Niet alleen bewoners maar ook hun voormalige onderkomens verhuizen. Vanaf 1965 worden steeds meer barakken aan boeren en handelaren van buiten het woonoord verkocht. Van Otis leer ik dat er in juli naast de kraamkliniek (barak 1) en de dieetkeuken (3a), weer vier Berliners uit elkaar gehaald worden: de schoolbarak (57), de spinnerij (70) en twee woonbarakken (83 en 84, de laatste uitgezonderd het noordelijk deel dat bewoond wordt door mensen van de Groep Lease die weigeren te verhuizen). Op 8 januari 1966 schrijft het Nieuwsblad van het Noorden dat ook twee andere vijftigers (55 en 56) afgebroken zijn. Drie resterende tachtigers (81, 82 en 85) zijn dan al verkocht, maar moeten door de kopers nog opgehaald worden. Ten slotte valt te lezen dat ook de laatste van de oudere barakken aan de zuidkant (3 tot en met 6 en 21) spoedig plaats zullen maken voor telescopen. Van al deze barakken krijgen sommigen een nieuw (zevende!) leven elders, een exemplaar mogelijk als slagersbarak bij ons in Wierden, anderen verdwijnen op de schroothoop. Bij gebrek aan meer gedetailleerde informatie neem ik ze voorlopig allemaal op in mijn lijst met kandidaten, met uitzondering van barak 56 die eerder in Zelhem tot kippenschuur gemaakt is en in 2010 naar het kampterrein terugkeert.

Eind 1969 vertrekt een volgende groep bewoners. Ze verhuizen naar een nieuwe Molukse wijk die in Bovensmilde gereed is gekomen. Een jaar later worden er in Assen nog eens twee wijken opgeleverd. De Polnaya’s verhuizen dan samen met 22 andere gezinnen naar wijk 2. Met het vertrek in het najaar van 1970 van nog eens 12 gezinnen naar wijk 3 zijn in Assen alle geplande 171 Molukse huurhuizen bewoond. Op het woonoord worden nu ook de laatste oude barakken afgebroken. De Berliners zijn al weg.

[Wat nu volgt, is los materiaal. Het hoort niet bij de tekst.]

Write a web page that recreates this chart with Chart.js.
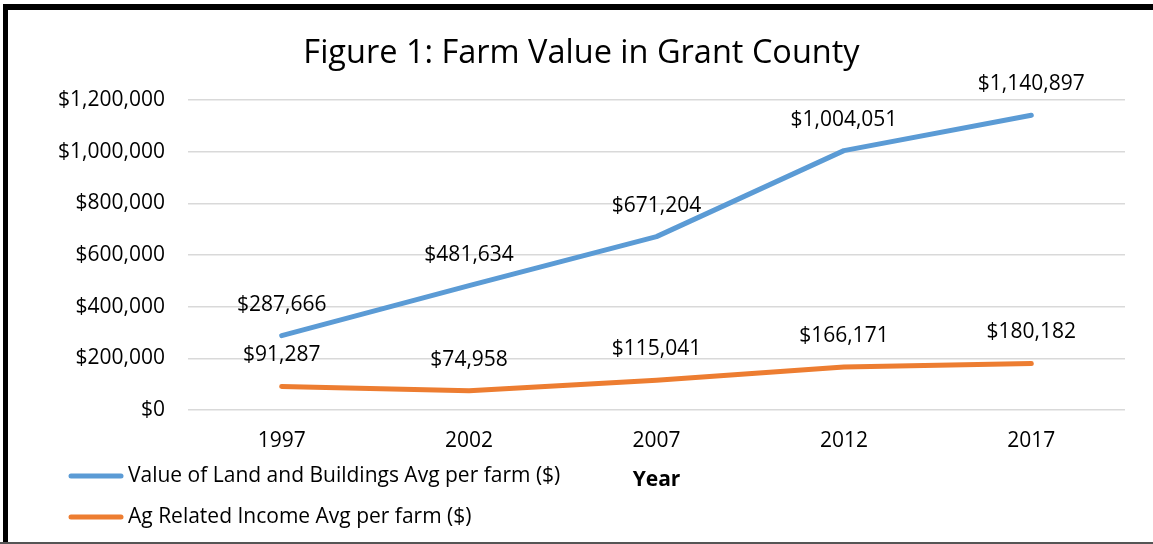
<!DOCTYPE html>
<html>
<head>
<meta charset="utf-8">
<script src="https://cdn.jsdelivr.net/npm/chart.js@4"></script>
<style>
html,body{margin:0;padding:0;background:#fff;}
#wrap{position:relative;width:1153px;height:544px;}
</style>
</head>
<body>
<div id="wrap"><canvas id="c" width="1153" height="544"></canvas></div>
<script>
const years = ['1997', '2002', '2007', '2012', '2017'];
const landValue = [287666, 481634, 671204, 1004051, 1140897];
const agIncome = [91287, 74958, 115041, 166171, 180182];
const seriesNames = ['Value of Land and Buildings Avg per farm ($)', 'Ag Related Income Avg per farm ($)'];
const yTicks = [0, 200000, 400000, 600000, 800000, 1000000, 1200000];

const FONT = '"Open Sans", "Noto Sans", sans-serif';
const money = v => '$' + Number(v).toLocaleString('en-US');

const framePlugin = {
  id: 'frame',
  beforeDraw(chart) {
    const ctx = chart.ctx;
    ctx.save();
    ctx.fillStyle = '#fff';
    ctx.fillRect(0, 0, chart.width, chart.height);
    ctx.fillStyle = '#000';
    ctx.fillRect(3, 4, chart.width - 3, 6);
    ctx.fillRect(3, 4, 5, chart.height - 4);
    ctx.fillStyle = '#555';
    ctx.fillRect(0, chart.height - 2, chart.width, 2);
    ctx.restore();
  }
};

const labelPlugin = {
  id: 'valueLabels',
  afterDatasetsDraw(chart) {
    const ctx = chart.ctx;
    ctx.save();
    ctx.font = '21px ' + FONT;
    ctx.fillStyle = '#000';
    ctx.textAlign = 'center';
    ctx.textBaseline = 'middle';
    chart.data.datasets.forEach((ds, i) => {
      chart.getDatasetMeta(i).data.forEach((pt, j) => {
        ctx.fillText(money(ds.data[j]), pt.x, pt.y - 31);
      });
    });
    ctx.restore();
  }
};

const legendPlugin = {
  id: 'customLegend',
  afterDraw(chart) {
    const ctx = chart.ctx;
    ctx.save();
    ctx.font = '21px ' + FONT;
    ctx.textAlign = 'left';
    ctx.textBaseline = 'middle';
    chart.data.datasets.forEach((ds, i) => {
      const y = 476 + i * 41;
      ctx.strokeStyle = ds.borderColor;
      ctx.lineWidth = 5;
      ctx.lineCap = 'round';
      ctx.beginPath();
      ctx.moveTo(71, y);
      ctx.lineTo(121, y);
      ctx.stroke();
      ctx.fillStyle = '#000';
      ctx.fillText(ds.label, 128, y);
    });
    ctx.restore();
  }
};

new Chart(document.getElementById('c'), {
  type: 'line',
  data: {
    labels: years,
    datasets: [
      { label: seriesNames[0], data: landValue, borderColor: '#5B9BD5', backgroundColor: '#5B9BD5',
        borderWidth: 5, pointRadius: 0, tension: 0, borderCapStyle: 'round', borderJoinStyle: 'round' },
      { label: seriesNames[1], data: agIncome, borderColor: '#ED7D31', backgroundColor: '#ED7D31',
        borderWidth: 5, pointRadius: 0, tension: 0, borderCapStyle: 'round', borderJoinStyle: 'round' }
    ]
  },
  options: {
    responsive: false,
    animation: false,
    events: [],
    layout: { padding: { top: 33.8, left: 38, right: 28, bottom: 51.4 } },
    plugins: {
      legend: { display: false },
      tooltip: { enabled: false },
      title: {
        display: true,
        text: 'Figure 1: Farm Value in Grant County',
        color: '#000',
        font: { family: FONT, size: 32.5, weight: 'normal', lineHeight: 1.2 },
        padding: { top: 0, bottom: 27.2 }
      }
    },
    scales: {
      x: {
        offset: true,
        grid: { display: false, drawTicks: false },
        border: { display: false },
        ticks: { color: '#000', font: { family: FONT, size: 21 }, padding: 18, maxRotation: 0 },
        title: { display: true, text: 'Year', color: '#000', font: { family: FONT, size: 21, weight: 'bold', lineHeight: 1.2 }, padding: 0 },
        afterFit(scale) { scale.height = 82.6; }
      },
      y: {
        min: 0, max: 1200000,
        afterBuildTicks(scale) { scale.ticks = yTicks.map(v => ({ value: v })); },
        grid: { color: '#d9d9d9', lineWidth: 1.5, drawTicks: false },
        border: { display: false },
        ticks: { color: '#000', font: { family: FONT, size: 21 }, padding: 23, callback: v => money(v) },
        afterFit(scale) { scale.width = 150; }
      }
    }
  },
  plugins: [framePlugin, labelPlugin, legendPlugin]
});
</script>
</body>
</html>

Op 4 mei 1970 komt koningin Juliana naar Schattenberg. Op het moment dat bijna alle Molukse bewoners vertrokken zijn, onthult ze aan de oostkant van het terrein het Nationaal Monument Westerbork. Het bijna honderd meter lange beeld met de gehavende omhoog gekrulde spoorrails is gemaakt door beeldend kunstenaar Ralph Prins die van 29 september 1943 tot 4 september 1944, voor zijn deportatie naar Theresienstadt, aan de zuidkant van Kamp Westerbork in barak 85 gevangen zit. Net als historicus Jacob Boas is hij een van de weinige overlevenden van de holocaust. Terwijl de herinnering aan de verschrikkingen van Tweede Wereldoorlog met zijn nieuwe kunstwerk tastbaar wordt gemaakt, vallen de onderkomens van zijn toenmalige medegevangenen (en alle bewoners die na hem komen) ten prooi aan de sloophamer. Op 24 juni is Juliana terug op het woonoord, ditmaal voor de officiële inwerkingstelling van Synthese Radio Telescoop Westerbork. En nog steeds worden op de achtergrond barakken ontmanteld.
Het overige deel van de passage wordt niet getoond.